■ WORK INSTRUCTIONS
Restate the listing that follows word for word, without its pictures.

■ DATA EXCERPT
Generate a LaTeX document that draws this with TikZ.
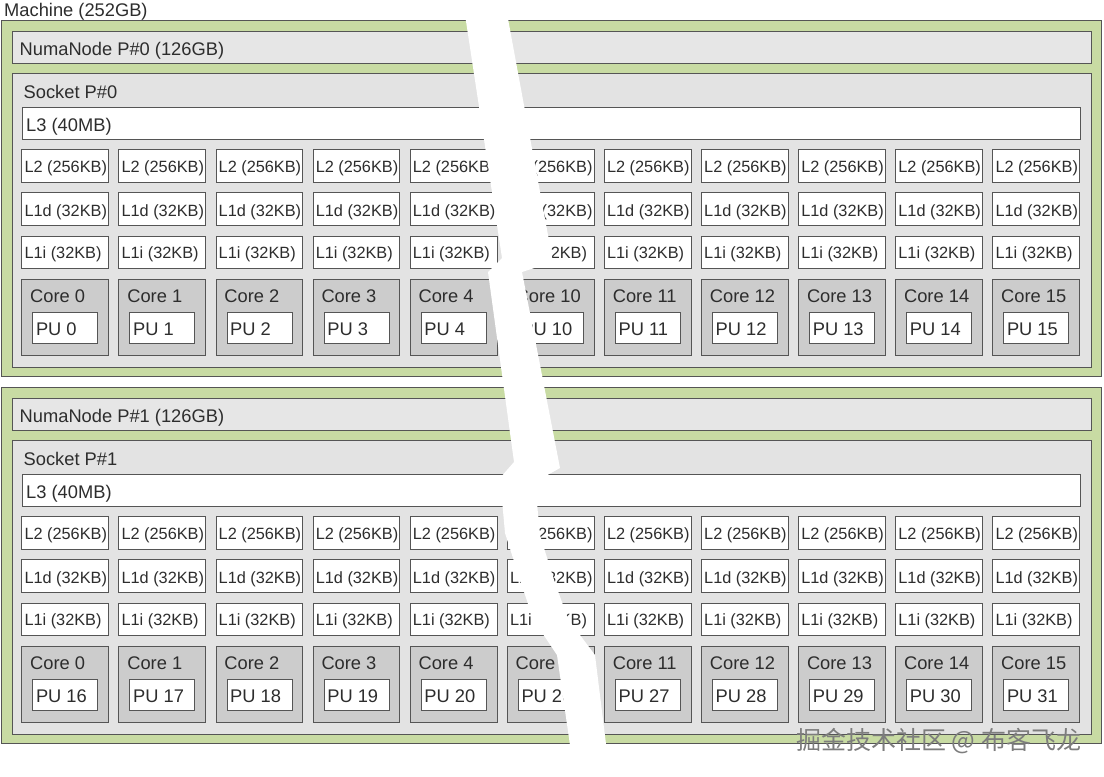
\documentclass[tikz,border=0pt]{standalone}
\usepackage{fontspec}
\setmainfont{Liberation Sans}
\newfontfamily\cjkfont{Noto Sans CJK SC}
\usepackage{tikz}
\usetikzlibrary{positioning,calc}

\definecolor{numagreen}{RGB}{200,219,163}
\definecolor{bargrey}{RGB}{230,230,230}
\definecolor{sockgrey}{RGB}{227,227,227}
\definecolor{coregrey}{RGB}{204,204,204}
\definecolor{edgegrey}{RGB}{85,85,85}
\definecolor{txtgrey}{RGB}{45,45,45}
\definecolor{markgrey}{RGB}{125,125,125}

\begin{document}
\begin{tikzpicture}[
    x=1pt, y=-1pt,
    box/.style={draw=edgegrey, line width=0.8pt, anchor=north west, inner sep=0pt},
    numabox/.style={box, fill=numagreen, minimum width=1100pt, minimum height=355.5pt},
    numabar/.style={box, fill=bargrey, minimum width=1079pt, minimum height=32pt},
    sockbox/.style={box, fill=sockgrey, minimum width=1079pt, minimum height=294pt},
    l3box/.style={box, fill=white, minimum width=1058.5pt, minimum height=31.5pt},
    cachebox/.style={box, fill=white, minimum width=86.8pt, minimum height=32.7pt},
    corebox/.style={box, fill=coregrey, minimum width=86.8pt, minimum height=75.5pt},
    pubox/.style={box, fill=white, minimum width=65pt, minimum height=31.6pt},
    lbl/.style={font=\fontsize{18.3}{21}\selectfont, text=txtgrey, anchor=base west, inner sep=0pt},
    cachelbl/.style={lbl, font=\fontsize{16.3}{19}\selectfont}
]
\fill[white] (0,0) rectangle (1104,777);
\useasboundingbox (0,0) rectangle (1104,777);

\node[lbl] (machine) at (4,16.7) {Machine (252GB)};

% one numa node with its socket, top and bottom half
\foreach \n/\y in {0/0, 1/367} {
    \node[numabox] (numa\n) at (1,20+\y) {};
    \node[numabar] (bar\n) at (11.5,31+\y) {};
    \node[lbl] (barlbl\n) at ([shift={(8,24)}]bar\n.north west) {NumaNode P\#\n\ (126GB)};
    \node[sockbox] (sock\n) at (11.5,73+\y) {};
    \node[lbl] (socklbl\n) at ([shift={(12,25.7)}]sock\n.north west) {Socket P\#\n};
    \node[l3box] (l3-\n) at (21.5,107+\y) {};
    \node[lbl] (l3lbl\n) at ([shift={(4.5,24)}]l3-\n.north west) {L3 (40MB)};

    \foreach \c [count=\i from 0] in {0,1,2,3,4,10,11,12,13,14,15} {
        \pgfmathsetmacro\xx{21.3+97.1*\i}
        \pgfmathtruncatemacro\pu{\c+16*\n}
        \node[cachebox] (l2-\n-\c) at (\xx,149.3+\y) {};
        \node[cachelbl] at ([shift={(3,23.4)}]l2-\n-\c.north west) {L2 (256KB)};
        \node[cachebox] (l1d-\n-\c) at (\xx,192.3+\y) {};
        \node[cachelbl] at ([shift={(3,23.7)}]l1d-\n-\c.north west) {L1d (32KB)};
        \node[cachebox] (l1i-\n-\c) at (\xx,235.7+\y) {};
        \node[cachelbl] at ([shift={(3,23)}]l1i-\n-\c.north west) {L1i (32KB)};
        \node[corebox] (core-\n-\c) at (\xx,279+\y) {};
        \node[lbl] at ([shift={(8.7,23.7)}]core-\n-\c.north west) {Core \c};
        \node[pubox] (pu-\n-\c) at ([shift={(11,32.7)}]core-\n-\c.north west) {};
        \node[lbl] at ([shift={(3.5,23.3)}]pu-\n-\c.north west) {PU \pu};
    }
}

% the break through the middle
\fill[white] (464,8) -- (502,258) -- (488,272) -- (514,462) -- (500,478) -- (505,533)
    -- (519,577) -- (533,619) -- (557,655) -- (571,752)
    -- (607,752) -- (595,655) -- (568,619) -- (553,577) -- (540,535) -- (535,482)
    -- (560,468) -- (522,272) -- (553,262) -- (506,8) -- cycle;

\node[font=\cjkfont\fontsize{25}{28}\selectfont, text=markgrey, anchor=west, inner sep=0pt]
    (mark) at (796,741) {掘金技术社区 @ 布客飞龙};

\end{tikzpicture}
\end{document}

■ RESULT FOR THIS EXERCISE
Generate a LaTeX document that draws this with TikZ.
\documentclass[tikz,border=0pt]{standalone}
\usepackage{fontspec}
\setmainfont{Liberation Sans}
\newfontfamily\cjkfont{Noto Sans CJK SC}
\usepackage{tikz}
\usetikzlibrary{positioning,calc}

\definecolor{numagreen}{RGB}{200,219,163}
\definecolor{bargrey}{RGB}{230,230,230}
\definecolor{sockgrey}{RGB}{227,227,227}
\definecolor{coregrey}{RGB}{204,204,204}
\definecolor{edgegrey}{RGB}{85,85,85}
\definecolor{txtgrey}{RGB}{45,45,45}
\definecolor{markgrey}{RGB}{125,125,125}

\begin{document}
\begin{tikzpicture}[
    x=1pt, y=-1pt,
    box/.style={draw=edgegrey, line width=0.8pt, anchor=north west, inner sep=0pt},
    numabox/.style={box, fill=numagreen, minimum width=1100pt, minimum height=355.5pt},
    numabar/.style={box, fill=bargrey, minimum width=1079pt, minimum height=32pt},
    sockbox/.style={box, fill=sockgrey, minimum width=1079pt, minimum height=294pt},
    l3box/.style={box, fill=white, minimum width=1058.5pt, minimum height=31.5pt},
    cachebox/.style={box, fill=white, minimum width=86.8pt, minimum height=32.7pt},
    corebox/.style={box, fill=coregrey, minimum width=86.8pt, minimum height=75.5pt},
    pubox/.style={box, fill=white, minimum width=65pt, minimum height=31.6pt},
    lbl/.style={font=\fontsize{18.3}{21}\selectfont, text=txtgrey, anchor=base west, inner sep=0pt},
    cachelbl/.style={lbl, font=\fontsize{16.3}{19}\selectfont}
]
\fill[white] (0,0) rectangle (1104,777);
\useasboundingbox (0,0) rectangle (1104,777);

\node[lbl] (machine) at (4,16.7) {Machine (252GB)};

% one numa node with its socket, top and bottom half
\foreach \n/\y in {0/0, 1/367} {
    \node[numabox] (numa\n) at (1,20+\y) {};
    \node[numabar] (bar\n) at (11.5,31+\y) {};
    \node[lbl] (barlbl\n) at ([shift={(8,24)}]bar\n.north west) {NumaNode P\#\n\ (126GB)};
    \node[sockbox] (sock\n) at (11.5,73+\y) {};
    \node[lbl] (socklbl\n) at ([shift={(12,25.7)}]sock\n.north west) {Socket P\#\n};
    \node[l3box] (l3-\n) at (21.5,107+\y) {};
    \node[lbl] (l3lbl\n) at ([shift={(4.5,24)}]l3-\n.north west) {L3 (40MB)};

    \foreach \c [count=\i from 0] in {0,1,2,3,4,10,11,12,13,14,15} {
        \pgfmathsetmacro\xx{21.3+97.1*\i}
        \pgfmathtruncatemacro\pu{\c+16*\n}
        \node[cachebox] (l2-\n-\c) at (\xx,149.3+\y) {};
        \node[cachelbl] at ([shift={(3,23.4)}]l2-\n-\c.north west) {L2 (256KB)};
        \node[cachebox] (l1d-\n-\c) at (\xx,192.3+\y) {};
        \node[cachelbl] at ([shift={(3,23.7)}]l1d-\n-\c.north west) {L1d (32KB)};
        \node[cachebox] (l1i-\n-\c) at (\xx,235.7+\y) {};
        \node[cachelbl] at ([shift={(3,23)}]l1i-\n-\c.north west) {L1i (32KB)};
        \node[corebox] (core-\n-\c) at (\xx,279+\y) {};
        \node[lbl] at ([shift={(8.7,23.7)}]core-\n-\c.north west) {Core \c};
        \node[pubox] (pu-\n-\c) at ([shift={(11,32.7)}]core-\n-\c.north west) {};
        \node[lbl] at ([shift={(3.5,23.3)}]pu-\n-\c.north west) {PU \pu};
    }
}

% the break through the middle
\fill[white] (464,8) -- (502,258) -- (488,272) -- (514,462) -- (500,478) -- (505,533)
    -- (519,577) -- (533,619) -- (557,655) -- (571,752)
    -- (607,752) -- (595,655) -- (568,619) -- (553,577) -- (540,535) -- (535,482)
    -- (560,468) -- (522,272) -- (553,262) -- (506,8) -- cycle;

\node[font=\cjkfont\fontsize{25}{28}\selectfont, text=markgrey, anchor=west, inner sep=0pt]
    (mark) at (796,741) {掘金技术社区 @ 布客飞龙};

\end{tikzpicture}
\end{document}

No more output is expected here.